APRES PLUS de quinze années de procédure, le procès de l'hormone de croissance extractive contaminée aura lieu devant la 31e chambre du tribunal correctionnel de Paris du 6 février au 31 mai 2008. Il se tiendra tous les mercredis matin à 9 heures, et les jeudi et vendredi après-midi à 13 h 30, sauf durant la semaine du 19 avril au 4 mai. Sept responsables de la fabrication et de la diffusion de l'hormone de croissance contaminée doivent comparaître. Dans ce dossier ouvert en 1991 et instruit par Marie-Odile Bertella-Geffroy, plusieurs lots d'hormone infectée par la maladie de Creutzfeldt-Jakob (MCJ) ont été découverts. Comme dans le scandale du sang contaminé, enquêtes et instruction judiciaire ont révélé que des stocks suspects continuaient d'être écoulés en 1985 et 1986, malgré des mises en garde, notamment sur les «risques infectieux potentiels, en particulier d'une possible contamination par la MCJ». D'après un rapport de l'Inspection générale des affaires sociales (Igas), 2 305 enfants au moins ont reçu l'hormone extractive avant son remplacement par des produits issus du génie génétique. En 1992, l'Igas évoque des prélèvements d'hypophyses sur des cadavres dans les années 1980, au mépris des précautions les plus élémentaires, dans des morgues de services de maladies infectieuses. Or, en 1980, le Pr Luc Montagnier, virologue à l'Institut Pasteur, publie des recommandations en la matière. Puis, en 1985, la relation est établie entre l'hormone de croissance extractive et le décès d'un Américain de la MCJ. Et, au cours de l'instruction, Marie-Odile Bertella-Geffroy mettra au jour des dysfonctionnements dans la collecte d'hypophyses, effectuée par l'association France-Hypophyse (FH), ainsi que dans la fabrication de l'hormone par un laboratoire de l'Institut Pasteur.
Homicide involontaire et tromperie aggravée.
Les personnes renvoyées en correctionnelle sont des dirigeants de France-Hypophyse, de Pasteur et des médecins.
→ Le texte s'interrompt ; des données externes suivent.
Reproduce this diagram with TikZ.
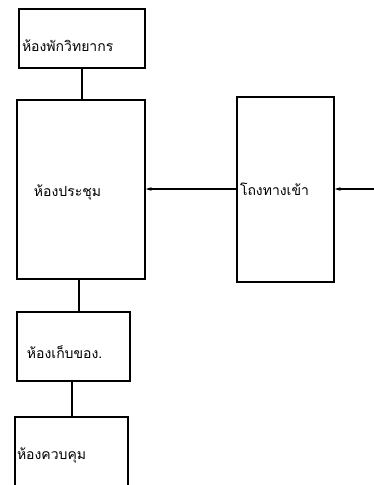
\documentclass[tikz,border=0pt]{standalone}
\usepackage{fontspec}
\newfontfamily\thaifont[Script=Thai]{Loma}
\usetikzlibrary{arrows.meta, positioning, calc}
\tikzset{
  room/.style={draw, line width=1.3pt, align=left, font=\thaifont\fontsize{14}{16}\selectfont, inner ysep=0pt},
  link/.style={line width=1.3pt},
  arr/.style={-{Stealth[length=6pt, width=3.5pt]}, line width=1.3pt},
}
\newcommand{\roomtext}[2]{\raisebox{#1}[0pt][0pt]{#2}}
\begin{document}
\begin{tikzpicture}[x=1pt, y=-1pt]
    \useasboundingbox (0,0) rectangle (374,485);
    \node[room, minimum width=126pt, minimum height=59pt, text width=120pt, inner xsep=3pt] (lounge) at (82,38.5) {\roomtext{-13pt}{ห้องพักวิทยากร}};
    \node[room, minimum width=128pt, minimum height=179pt, text width=94pt, inner xsep=17pt] (meeting) at (81,189.5) {\roomtext{-7pt}{ห้องประชุม}};
    \node[room, minimum width=97pt, minimum height=185pt, text width=91pt, inner xsep=3pt] (hall) at (285.5,189.5) {\roomtext{-6pt}{โถงทางเข้า}};
    \node[room, minimum width=113pt, minimum height=69pt, text width=93pt, inner xsep=10pt] (store) at (73.5,346.5) {\roomtext{-12pt}{ห้องเก็บของ.}};
    \node[room, minimum width=113pt, minimum height=86pt, text width=109pt, inner xsep=2pt] (control) at (71.5,460) {\roomtext{1pt}{ห้องควบคุม}};
    \coordinate (entry) at (374,189);
    \draw[link] (lounge.south) -- (meeting.north -| lounge.south);
    \draw[link] (meeting.south -| 79,0) -- (store.north -| 79,0);
    \draw[link] (store.south -| 72,0) -- (control.north -| 72,0);
    \draw[arr] (hall.west |- 0,189) -- (meeting.east |- 0,189);
    \draw[arr] (entry) -- (hall.east |- entry);
  \end{tikzpicture}
\end{document}
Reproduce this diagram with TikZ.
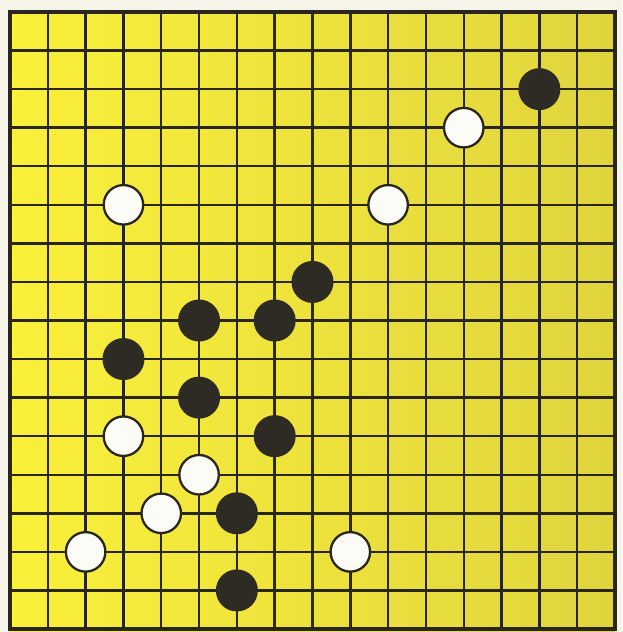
\documentclass[tikz,border=0pt]{standalone}
\definecolor{boardL}{RGB}{250,240,58}
\definecolor{boardM}{RGB}{238,228,60}
\definecolor{boardR}{RGB}{224,212,62}
\definecolor{ink}{RGB}{40,38,30}
\definecolor{paper}{RGB}{246,243,232}
\definecolor{stoneB}{RGB}{45,43,36}
\definecolor{stoneW}{RGB}{252,252,246}
\begin{document}
\begin{tikzpicture}[x=1pt,y=-1pt,
  gridline/.style={ink, line width=2.4pt},
  frameline/.style={ink, line width=3.8pt},
  blackstone/.style={circle, fill=stoneB, minimum size=42pt, inner sep=0pt},
  whitestone/.style={circle, draw=ink, line width=2.3pt, fill=stoneW, minimum size=39.5pt, inner sep=0pt}]
\useasboundingbox (0,0) rectangle (622,632);
\fill[paper] (0,0) rectangle (622,632);
\shade[left color=boardL, middle color=boardM, right color=boardR] (10,12) rectangle (615,632);
\foreach \i in {1,...,15} \draw[gridline] ({10+37.8125*\i},12) -- ({10+37.8125*\i},629);
\foreach \j in {1,...,15} \draw[gridline] (10,{12+38.5625*\j}) -- (615,{12+38.5625*\j});
\draw[frameline] (10,12) rectangle (615,629);
% stones: (column, row)
\foreach \n/\c/\r in {b1/14/2, b2/8/7, b3/5/8, b4/7/8, b5/3/9, b6/5/10, b7/7/11, b8/6/13, b9/6/15}
  \node[blackstone] (\n) at ({10+37.8125*\c},{12+38.5625*\r}) {};
\foreach \n/\c/\r in {w1/12/3, w2/10/5, w3/3/5, w4/3/11, w5/5/12, w6/4/13, w7/2/14, w8/9/14}
  \node[whitestone] (\n) at ({10+37.8125*\c},{12+38.5625*\r}) {};
\end{tikzpicture}
\end{document}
Ce sont le Pr Jean-Claude Job, ex-patron de France-Hypophyse, chargé de la collecte ; le Pr Fernand Dray, ancien responsable de la production d'hormone de croissance au laboratoire Uria de l'Institut ; Marc Mollet et Henri Cerceau, de la pharmacie centrale des Hôpitaux de Paris (PCH) ; le Pr Jacques Dangoumau, de la direction de la Pharmacie et du Médicament au ministère de la Santé ; et les Drs Micheline Gourmelen et Elisabeth Mugnier, respectivement médecins prescripteur et collecteur. Tous sont poursuivis pour homicide involontaire et tromperie aggravée, à l'exception du Dr Gourmelen, qui répondra uniquement de la première qualification. Le Pr Fernand Dray est, quant à lui, l'objet de poursuites pour importation, exportation et fabrication illicite de médicaments, pour corruption, recel et prise illégale d'intérêt. Il aurait tiré avantage financier de la société belge Techland en contrepartie de commandes d'hypophyses, puis d'hormones, passées pour l'Institut Pasteur. Il importait de Belgique des hypophyses et en réexpédiait les résidus afin que Techland les exploite et en tire d'autres produits. Les prévenus encourent cinq ans de prison pour homicide involontaire, quatre ans pour tromperie aggravée et dix ans pour corruption.
La plupart des 60 parties civiles ont reçu une indemnisation de la solidarité nationale versée par le ministère de la Santé. «Si bien que leur demande n'est pas pécuniaire», souligneMe Bernard Fau, défenseur de plusieurs d'entre elles. Selon le dernier bilan du réseau national de surveillance (29 juin 2007). Depuis 1991, année des premiers décès enregistrés, 109 personnes sont mortes de MCJ iatrogène due à l'hormone de croissance contaminée.
Entre 1982 et 1986, un millier d'enfants atteints de nanisme hypophysaire ont été traités par de l'hormone de croissance prélevée sur des cadavres.